**Goal of the exercise:** Report the number of lines where the string "this" occurs, and write nothing else.

Entries with chart source code
--------

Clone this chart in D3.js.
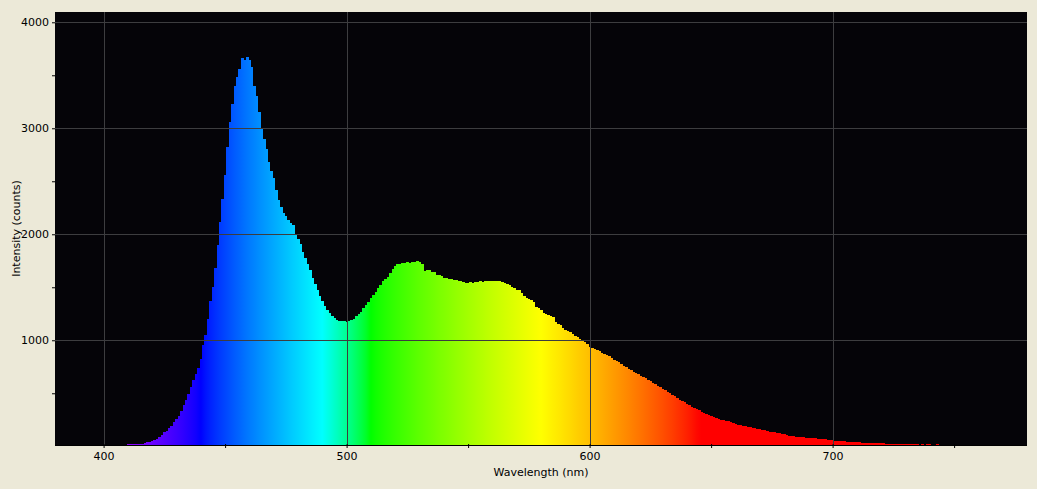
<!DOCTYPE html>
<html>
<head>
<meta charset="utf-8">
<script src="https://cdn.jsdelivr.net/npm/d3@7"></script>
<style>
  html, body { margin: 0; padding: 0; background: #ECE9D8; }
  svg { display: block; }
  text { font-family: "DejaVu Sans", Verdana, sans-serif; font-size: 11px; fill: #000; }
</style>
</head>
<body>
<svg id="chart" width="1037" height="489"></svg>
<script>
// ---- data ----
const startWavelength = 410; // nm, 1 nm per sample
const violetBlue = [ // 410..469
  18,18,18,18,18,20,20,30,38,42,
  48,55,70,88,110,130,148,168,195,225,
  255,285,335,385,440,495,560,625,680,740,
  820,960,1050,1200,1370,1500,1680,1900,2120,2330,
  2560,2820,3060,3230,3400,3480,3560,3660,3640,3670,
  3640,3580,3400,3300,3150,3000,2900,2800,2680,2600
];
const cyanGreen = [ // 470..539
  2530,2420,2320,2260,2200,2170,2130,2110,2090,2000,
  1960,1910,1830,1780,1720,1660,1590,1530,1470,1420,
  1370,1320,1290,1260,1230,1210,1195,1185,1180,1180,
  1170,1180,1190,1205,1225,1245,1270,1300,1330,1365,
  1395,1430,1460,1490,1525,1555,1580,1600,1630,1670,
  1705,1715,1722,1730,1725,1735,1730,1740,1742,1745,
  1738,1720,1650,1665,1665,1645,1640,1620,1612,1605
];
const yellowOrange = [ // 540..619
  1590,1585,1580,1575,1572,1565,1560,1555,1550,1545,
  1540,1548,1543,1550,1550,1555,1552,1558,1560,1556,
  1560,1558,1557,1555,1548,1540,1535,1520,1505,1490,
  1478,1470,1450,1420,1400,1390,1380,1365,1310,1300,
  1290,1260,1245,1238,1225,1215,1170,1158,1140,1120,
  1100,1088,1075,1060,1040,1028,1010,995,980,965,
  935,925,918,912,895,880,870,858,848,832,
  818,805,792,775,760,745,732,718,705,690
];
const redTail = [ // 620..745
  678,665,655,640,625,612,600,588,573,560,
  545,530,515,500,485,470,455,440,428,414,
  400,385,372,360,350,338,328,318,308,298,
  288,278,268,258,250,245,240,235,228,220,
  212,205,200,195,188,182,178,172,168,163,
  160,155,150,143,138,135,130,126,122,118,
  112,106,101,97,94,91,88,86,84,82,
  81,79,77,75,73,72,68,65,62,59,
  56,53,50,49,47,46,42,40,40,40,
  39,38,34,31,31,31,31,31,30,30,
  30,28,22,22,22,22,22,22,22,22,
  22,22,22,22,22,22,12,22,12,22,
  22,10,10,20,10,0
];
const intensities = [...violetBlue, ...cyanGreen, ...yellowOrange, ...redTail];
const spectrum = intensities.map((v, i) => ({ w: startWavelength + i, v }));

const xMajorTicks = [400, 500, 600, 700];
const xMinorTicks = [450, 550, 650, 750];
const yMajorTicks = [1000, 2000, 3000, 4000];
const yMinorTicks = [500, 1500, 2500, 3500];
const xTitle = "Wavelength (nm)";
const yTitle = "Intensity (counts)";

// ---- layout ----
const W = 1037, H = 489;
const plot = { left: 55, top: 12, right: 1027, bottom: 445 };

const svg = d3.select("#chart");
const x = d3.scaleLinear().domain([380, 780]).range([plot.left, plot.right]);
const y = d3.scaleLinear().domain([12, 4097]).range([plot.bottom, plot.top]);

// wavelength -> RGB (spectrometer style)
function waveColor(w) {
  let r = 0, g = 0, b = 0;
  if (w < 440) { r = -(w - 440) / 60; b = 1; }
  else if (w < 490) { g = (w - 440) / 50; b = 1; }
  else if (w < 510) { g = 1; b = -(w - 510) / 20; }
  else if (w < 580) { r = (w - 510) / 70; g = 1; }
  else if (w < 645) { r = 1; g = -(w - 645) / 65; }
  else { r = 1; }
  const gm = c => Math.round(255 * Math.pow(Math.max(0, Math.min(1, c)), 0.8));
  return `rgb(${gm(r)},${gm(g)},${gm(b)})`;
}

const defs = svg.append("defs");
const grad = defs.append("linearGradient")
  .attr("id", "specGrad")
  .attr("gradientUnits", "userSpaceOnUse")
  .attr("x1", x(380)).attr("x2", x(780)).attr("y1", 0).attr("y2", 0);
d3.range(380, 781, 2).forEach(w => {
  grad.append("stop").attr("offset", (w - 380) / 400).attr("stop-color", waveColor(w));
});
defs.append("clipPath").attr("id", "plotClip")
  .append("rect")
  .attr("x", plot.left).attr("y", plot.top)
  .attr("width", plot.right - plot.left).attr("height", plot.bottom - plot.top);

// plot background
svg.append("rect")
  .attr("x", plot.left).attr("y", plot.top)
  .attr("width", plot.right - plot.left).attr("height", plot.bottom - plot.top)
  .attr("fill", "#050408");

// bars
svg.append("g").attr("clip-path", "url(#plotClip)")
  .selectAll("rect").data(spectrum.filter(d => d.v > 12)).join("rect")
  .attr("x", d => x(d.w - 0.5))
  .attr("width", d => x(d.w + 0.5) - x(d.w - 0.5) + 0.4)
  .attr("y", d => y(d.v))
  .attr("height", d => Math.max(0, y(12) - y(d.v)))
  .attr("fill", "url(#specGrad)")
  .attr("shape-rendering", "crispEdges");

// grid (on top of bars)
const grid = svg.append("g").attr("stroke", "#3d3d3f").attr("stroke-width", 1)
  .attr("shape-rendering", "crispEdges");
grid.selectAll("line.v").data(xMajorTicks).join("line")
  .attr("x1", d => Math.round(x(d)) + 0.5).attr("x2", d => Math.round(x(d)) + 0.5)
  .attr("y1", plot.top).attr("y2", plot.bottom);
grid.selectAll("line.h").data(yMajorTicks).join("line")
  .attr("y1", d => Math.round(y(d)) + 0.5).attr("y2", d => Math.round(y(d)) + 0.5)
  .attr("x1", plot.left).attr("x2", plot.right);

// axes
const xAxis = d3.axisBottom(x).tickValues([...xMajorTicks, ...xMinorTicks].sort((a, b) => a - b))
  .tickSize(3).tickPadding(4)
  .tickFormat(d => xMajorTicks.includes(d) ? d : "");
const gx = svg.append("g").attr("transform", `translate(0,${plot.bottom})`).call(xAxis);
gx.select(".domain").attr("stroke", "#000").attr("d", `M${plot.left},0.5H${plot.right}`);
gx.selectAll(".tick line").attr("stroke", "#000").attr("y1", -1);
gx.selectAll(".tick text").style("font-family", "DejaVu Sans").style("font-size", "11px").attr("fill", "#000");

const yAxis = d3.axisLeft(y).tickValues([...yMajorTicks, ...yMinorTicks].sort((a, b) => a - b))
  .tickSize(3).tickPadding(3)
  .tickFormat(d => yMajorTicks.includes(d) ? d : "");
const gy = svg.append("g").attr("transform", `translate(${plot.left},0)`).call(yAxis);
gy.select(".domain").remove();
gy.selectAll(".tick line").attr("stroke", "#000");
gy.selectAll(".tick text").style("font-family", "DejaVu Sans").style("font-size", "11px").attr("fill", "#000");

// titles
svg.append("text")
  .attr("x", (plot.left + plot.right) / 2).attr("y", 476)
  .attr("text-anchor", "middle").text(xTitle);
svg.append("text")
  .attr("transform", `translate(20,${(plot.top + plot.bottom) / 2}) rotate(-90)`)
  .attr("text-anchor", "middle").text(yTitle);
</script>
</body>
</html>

--------

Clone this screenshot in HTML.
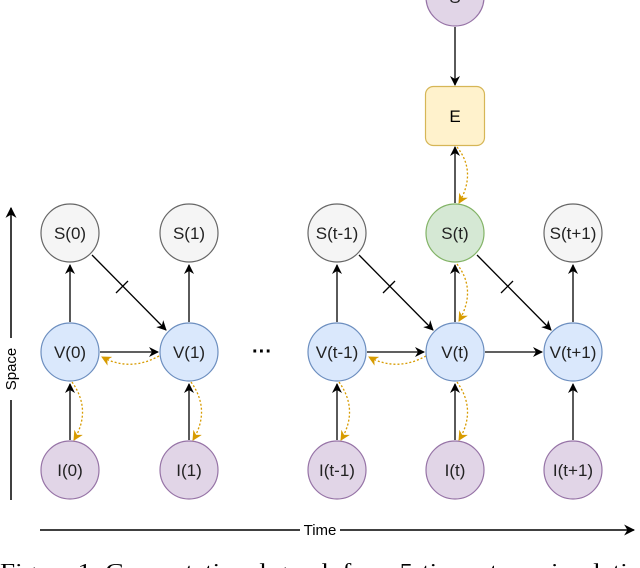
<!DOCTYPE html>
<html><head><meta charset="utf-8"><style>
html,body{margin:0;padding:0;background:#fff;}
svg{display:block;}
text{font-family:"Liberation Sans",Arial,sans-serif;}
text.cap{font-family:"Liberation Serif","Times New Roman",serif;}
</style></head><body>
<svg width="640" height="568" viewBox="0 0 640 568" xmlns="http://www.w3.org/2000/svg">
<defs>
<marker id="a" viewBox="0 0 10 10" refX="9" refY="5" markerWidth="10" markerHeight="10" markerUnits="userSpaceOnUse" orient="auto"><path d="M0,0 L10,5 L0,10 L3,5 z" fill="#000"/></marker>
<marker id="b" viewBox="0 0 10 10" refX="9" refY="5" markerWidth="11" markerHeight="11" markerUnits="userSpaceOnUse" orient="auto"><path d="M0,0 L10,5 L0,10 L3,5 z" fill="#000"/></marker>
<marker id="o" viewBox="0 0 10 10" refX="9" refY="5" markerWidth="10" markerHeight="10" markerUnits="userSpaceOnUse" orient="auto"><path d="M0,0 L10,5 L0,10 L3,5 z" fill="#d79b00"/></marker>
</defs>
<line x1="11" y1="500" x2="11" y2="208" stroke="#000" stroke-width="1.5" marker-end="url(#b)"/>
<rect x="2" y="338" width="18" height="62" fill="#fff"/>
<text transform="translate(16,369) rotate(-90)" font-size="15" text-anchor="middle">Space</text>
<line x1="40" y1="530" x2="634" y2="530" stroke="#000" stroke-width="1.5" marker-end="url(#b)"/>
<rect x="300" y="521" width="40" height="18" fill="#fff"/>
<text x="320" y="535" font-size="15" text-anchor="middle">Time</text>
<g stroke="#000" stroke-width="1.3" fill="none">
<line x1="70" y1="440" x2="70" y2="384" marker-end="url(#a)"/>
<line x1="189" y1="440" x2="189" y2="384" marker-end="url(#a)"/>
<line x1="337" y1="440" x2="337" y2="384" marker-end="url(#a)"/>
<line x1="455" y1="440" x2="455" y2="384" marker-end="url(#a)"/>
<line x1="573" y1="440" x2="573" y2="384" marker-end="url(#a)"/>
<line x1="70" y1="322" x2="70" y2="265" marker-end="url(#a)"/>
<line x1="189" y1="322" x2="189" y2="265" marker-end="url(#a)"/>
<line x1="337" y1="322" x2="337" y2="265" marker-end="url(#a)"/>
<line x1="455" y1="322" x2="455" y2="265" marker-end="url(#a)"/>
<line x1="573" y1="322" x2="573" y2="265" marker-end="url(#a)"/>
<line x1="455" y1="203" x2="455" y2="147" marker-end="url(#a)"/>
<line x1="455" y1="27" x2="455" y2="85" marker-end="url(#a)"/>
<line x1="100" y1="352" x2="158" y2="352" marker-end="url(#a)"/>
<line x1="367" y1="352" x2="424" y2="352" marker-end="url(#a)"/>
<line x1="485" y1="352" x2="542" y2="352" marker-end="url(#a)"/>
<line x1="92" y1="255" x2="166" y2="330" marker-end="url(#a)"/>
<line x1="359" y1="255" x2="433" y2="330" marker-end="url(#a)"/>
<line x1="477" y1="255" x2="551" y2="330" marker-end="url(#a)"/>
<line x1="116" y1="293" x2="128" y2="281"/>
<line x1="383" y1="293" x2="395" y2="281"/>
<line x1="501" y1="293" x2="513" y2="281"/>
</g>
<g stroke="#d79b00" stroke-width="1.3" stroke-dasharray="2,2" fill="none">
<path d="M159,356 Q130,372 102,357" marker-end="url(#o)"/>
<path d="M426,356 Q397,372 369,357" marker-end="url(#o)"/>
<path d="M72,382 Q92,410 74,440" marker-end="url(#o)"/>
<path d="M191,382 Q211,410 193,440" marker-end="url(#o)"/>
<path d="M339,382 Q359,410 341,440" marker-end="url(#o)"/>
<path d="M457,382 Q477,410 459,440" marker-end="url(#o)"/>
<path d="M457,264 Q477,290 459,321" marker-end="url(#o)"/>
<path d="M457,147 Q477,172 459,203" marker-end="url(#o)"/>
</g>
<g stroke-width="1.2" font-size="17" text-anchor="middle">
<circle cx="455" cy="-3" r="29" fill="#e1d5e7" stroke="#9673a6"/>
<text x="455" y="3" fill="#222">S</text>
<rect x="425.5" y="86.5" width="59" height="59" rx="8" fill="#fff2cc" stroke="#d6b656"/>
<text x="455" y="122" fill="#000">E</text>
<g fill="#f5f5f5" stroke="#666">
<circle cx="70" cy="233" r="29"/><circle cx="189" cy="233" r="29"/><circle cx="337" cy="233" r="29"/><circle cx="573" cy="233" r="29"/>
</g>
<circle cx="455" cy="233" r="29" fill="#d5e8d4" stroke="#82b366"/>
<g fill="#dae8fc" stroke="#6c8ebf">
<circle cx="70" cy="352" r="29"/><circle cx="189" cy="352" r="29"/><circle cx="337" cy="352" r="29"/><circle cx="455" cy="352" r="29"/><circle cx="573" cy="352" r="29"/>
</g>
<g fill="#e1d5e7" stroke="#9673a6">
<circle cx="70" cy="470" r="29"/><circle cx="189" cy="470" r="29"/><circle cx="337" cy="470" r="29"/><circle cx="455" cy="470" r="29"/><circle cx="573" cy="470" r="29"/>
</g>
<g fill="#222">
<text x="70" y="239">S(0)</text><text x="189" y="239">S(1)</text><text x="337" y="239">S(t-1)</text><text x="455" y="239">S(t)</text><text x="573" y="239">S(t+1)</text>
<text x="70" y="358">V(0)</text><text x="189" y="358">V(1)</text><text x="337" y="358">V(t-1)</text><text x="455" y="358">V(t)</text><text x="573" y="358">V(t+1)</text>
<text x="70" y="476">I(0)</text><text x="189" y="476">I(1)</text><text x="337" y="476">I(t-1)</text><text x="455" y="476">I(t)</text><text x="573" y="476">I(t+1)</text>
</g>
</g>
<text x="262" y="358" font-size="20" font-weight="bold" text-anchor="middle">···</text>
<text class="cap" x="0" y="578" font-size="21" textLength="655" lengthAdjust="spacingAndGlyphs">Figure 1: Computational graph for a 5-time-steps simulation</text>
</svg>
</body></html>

--------

**Correct response:** 2